In the current economic climate the likelyhood of some place making it like Netscape is 0; so holding on to the old game looks like a loose - loose situation.

In other words, why didn't VC change as a result of the slowdown?

Another question: there seem to be more VC holdings than Netscapes, so how did the remaining VC holdings manage to survive the apparent lack of Netscapes?

Michael Moser
Thursday, June 05, 2003


I agree.  You cannot be considered a good management team if you don't know how to evaluate, hire and retain "A" people in most parts of your business (not just tech).  This, I suppose, is why it is nauseating/ironic that angels say they would rather have "A" management and "C" technology.

Erik Lickerman
Thursday, June 05, 2003

A lot of enterpreneurs who become VC partners are "serial enterpreneurs" who have started a bunch of companies. The've have learned that it's much more profitable (and easier) to start a company, get it off the ground a bit through whatvever means necessary (inflated revenues, PR, employees), and cash out. Very few of these people have ever seen a company through long term. These people aren't that different from VCs.

One or two early successes are enough to set you up so that you can keep trying to hit the home run again with the next startup. You can't be completely stupid or you'll just waste away your bankroll, but you can definitely try to reduce the risk by trying a bunch of times. VC model works extremely well for these kinds of enterpreneurs because no good gambler in his right mind would want to bet with his own money.

On the other hand, if you're interested in building a company for the long term, VCs are not the best option for all the reason Joel listed.

Thursday, June 05, 2003

One reason VCs look for "A" team rather than "A" idea is that world changes pretty fast. Something that was "A" idea today, could be wrong tomorrow. Or your idea may look great on paper but may not fly in the market in the first place. Even if your idea works, you'll need to expand your product line and market to grow. A great team can adjust to these problems, while a mediocre team will just get bogged down.

Thursday, June 05, 2003

The reason for backing the best teams (which really means having a track record), is that they deliver.

Now, given a lead weighted sow the best team in the world might fail, that's less important.  What is important is that the risk is minimised by having the best team.

Simon Lucy
Thursday, June 05, 2003

There are two key reasons why without an "A" management team, you're screwed:

1) Having a few bad employees rarely ever destroy a company. If nothing else, they just don't have the reach of influence and power required.

Bad managers, however, can crush even the greatest of Big companies in pretty short order. They can illiminate morale, implement a system-wide paradigm of perverse incentives, fire the best and most experienced employees, explode a brand name into a worthless string of letters, and many other such horrifying hair-raising things.

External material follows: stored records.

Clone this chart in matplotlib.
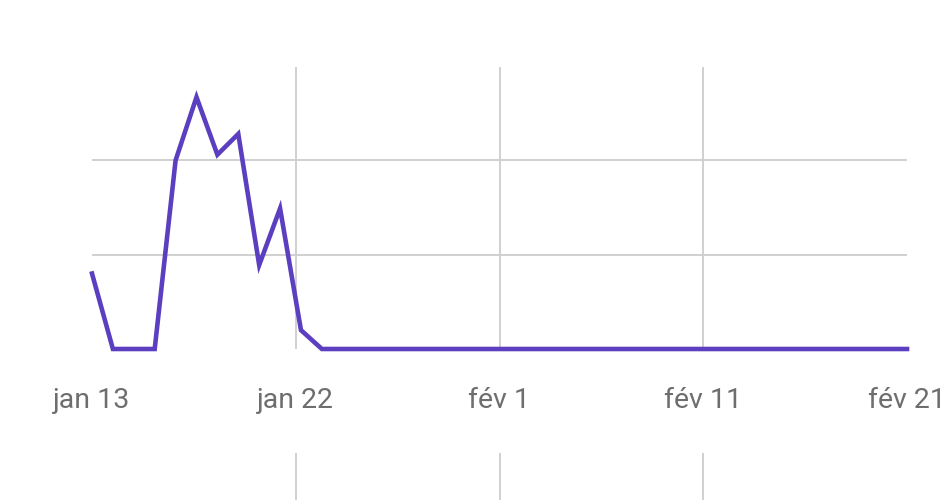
import matplotlib.pyplot as plt
import numpy as np

# daily values, jan 13 -> fév 21 (40 days)
days = list(range(40))
values = [0.8, 0, 0, 0, 2.0, 2.67, 2.06, 2.28, 0.89, 1.49, 0.2] + [0] * 29
tick_labels = ['jan 13', 'jan 22', 'fév 1', 'fév 11', 'fév 21']

purple = '#5b3fc0'
grid_col = '#d0d0d0'
label_col = '#6e6e6e'

plt.rcParams['font.family'] = ['Roboto', 'DejaVu Sans']

fig = plt.figure(figsize=(9.5, 5), dpi=100)

# main chart
ax = fig.add_axes([92 / 950, 151 / 500, 815 / 950, 283 / 500])
ax.plot(days, values, color=purple, lw=3.3, solid_joinstyle='miter', zorder=3, clip_on=False)
ax.set_xlim(days[0], days[-1])
ax.set_ylim(0, 3)

ticks = np.linspace(days[0], days[-1], len(tick_labels))
ax.set_xticks(ticks)
ax.set_xticklabels(tick_labels, fontsize=20.5, color=label_col)
ax.set_yticks([1, 2])
ax.set_yticklabels([])
ax.tick_params(length=0, pad=27)

# vertical grid only on the inner ticks
for t in ticks[1:-1]:
    ax.plot([t, t], [0, 2.98], color=grid_col, lw=1.4, zorder=1)
for y in [1, 2]:
    ax.axhline(y, color=grid_col, lw=1.4, zorder=1)

for s in ax.spines.values():
    s.set_visible(False)

# next chart, cut off at the bottom of the image
ax2 = fig.add_axes([92 / 950, -0.1, 815 / 950, 0.194])
ax2.set_xlim(days[0], days[-1])
for t in ticks[1:-1]:
    ax2.axvline(t, color=grid_col, lw=1.4)
ax2.set_xticks([])
ax2.set_yticks([])
for s in ax2.spines.values():
    s.set_visible(False)

plt.savefig('out.png', dpi=100)
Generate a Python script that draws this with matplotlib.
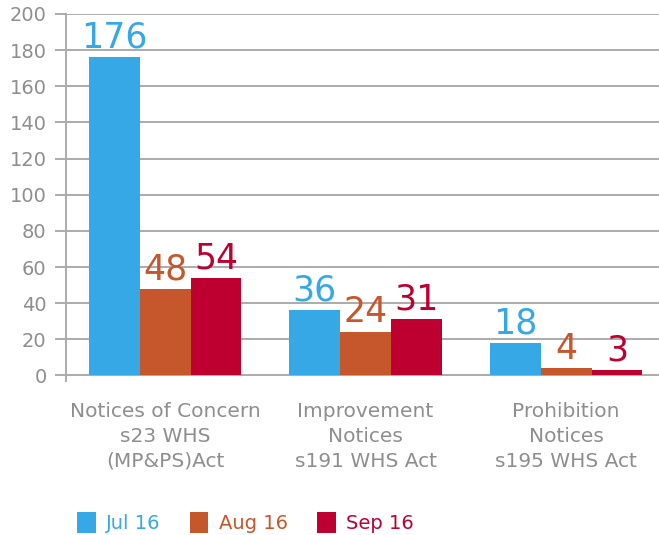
import numpy as np
import matplotlib.pyplot as plt

categories = ['Notices of Concern\ns23 WHS\n(MP&PS)Act',
              'Improvement\nNotices\ns191 WHS Act',
              'Prohibition\nNotices\ns195 WHS Act']
months = ['Jul 16', 'Aug 16', 'Sep 16']
jul = [176, 36, 18]
aug = [48, 24, 4]
sep = [54, 31, 3]
colors = ['#36A8E6', '#C6572C', '#BD0030']
grey = '#8E8E8E'

fig = plt.figure(figsize=(6.59, 5.35), dpi=100)
ax = fig.add_axes([0.1002, 0.288, 0.9, 0.686])

x = np.arange(len(categories))
w = 0.254
series = [jul, aug, sep]
for i, (vals, c, lab) in enumerate(zip(series, colors, months)):
    bars = ax.bar(x + (i - 1) * w, vals, w, color=c, label=lab, zorder=3)
    for b, v in zip(bars, vals):
        ax.text(b.get_x() + b.get_width() / 2, v + 1.5, str(v), ha='center', va='bottom',
                fontsize=25, color=c, zorder=4)

ax.set_xlim(-0.494, 2.464)
ax.set_ylim(-3, 200)
ax.set_yticks(np.arange(0, 201, 20))
ax.yaxis.grid(True, color='#ABABAB', linewidth=1.4, zorder=0)
ax.tick_params(axis='y', colors='#ABABAB', labelcolor=grey, labelsize=14,
               length=8, width=1.4, pad=6)
ax.set_xticks(x)
ax.set_xticklabels(categories, fontsize=14.5, color=grey, linespacing=1.4)
ax.tick_params(axis='x', length=0, pad=15)
for s in ['top', 'right', 'bottom']:
    ax.spines[s].set_visible(False)
ax.spines['left'].set_color('#ABABAB')
ax.spines['left'].set_linewidth(1.4)

leg = fig.legend(loc='center left', bbox_to_anchor=(0.117, 0.024), ncol=3, frameon=False,
                 fontsize=14, handlelength=0.95, handleheight=1.3, columnspacing=1.5,
                 handletextpad=0.55, borderpad=0, borderaxespad=0)
for t, c in zip(leg.get_texts(), colors):
    t.set_color(c)

fig.savefig('out.png', dpi=100)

Bad employees and bad technologies can be recovered from, typically. But bad'll not likely survive long enough to put up much of a fight, depending on the business and it's environment.


2) If you look at all the successful people and companies in the world, you know what you'll often find? Their first ideas failed. Their original plans had to be disgarded or changed beyond all recognition because conditions changed or they just plain didn't work.

In might turn out that your A technology turns out to be a dead-end bust. An unforseen competitor could come out of nowhere and take you from an A straight to an F. Lawsuits, sudden changes, major evolutions or revolutions...can't predict them. And if your main value is technology in the age where perhaps the speed of change is fastest in the world?

Good management, however, by definition must be capable of dealing with major changes effectively. Products and campaigns fail all the time, yet good companies must survive them and constantly seek to improve. Example: New Coke. Whoops - yet I don't know of many people who are betting Coca Cola will fail.

Of course, this is all rather begging the question. If one could really indentify A-anything reliably and consistently, one wouldn't be worried about wasting money, because one would have approximately infinate supplies of it.